The rationale behind this is that endocrine therapy slows down the cell cycle, but that the cycle can continue if these cancer cells can still cycle in the presence of low estrogen levels. So, CDK inhibitors put another break on the cell cycle by inhibiting the retinoblastoma protein and its interaction with a transcription factor known as E2F.
E2F is probably not a targetable protein, meaning it’s so important to normal cell function that we probably won’t ever see a drug that directly targets E2F. But the CDK inhibitors, by inhibiting what’s called the phosphorylation of RB, when RB’s not phosphorylated, it’s tightly stuck to E2F and E2F can’t do what it needs to do. So, when E2F is shut down, the proteins that are necessary for cancer division can’t be made and the cell doesn’t cycle. It’s stuck in what’s known as G1 arrest.
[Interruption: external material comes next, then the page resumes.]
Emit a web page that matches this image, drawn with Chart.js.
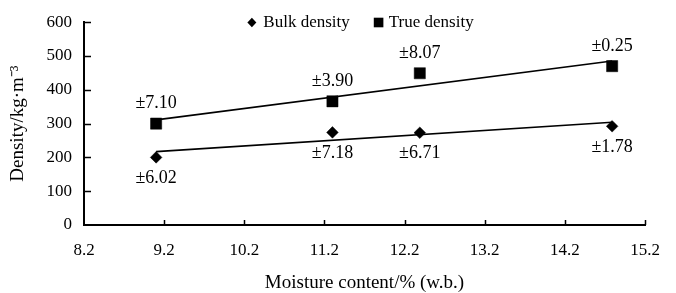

It’s a cool concept in that the endocrine therapy slows the growth of the cancer cell down because you’re withdrawing the stimulus—in this case, estrogen. But cancer cells are smart, and they figure out how to continue to grow, maybe on a slower basis, in the absence of estrogen. So this is, in principle, a very synergistic combination, right? You withdraw the estrogen, the cells slow down their cycling, and then you inhibit the proteins that are necessary for cell cycling. It is a 1 to 2 punch in taking care of hormone-sensitive metastatic breast cancer.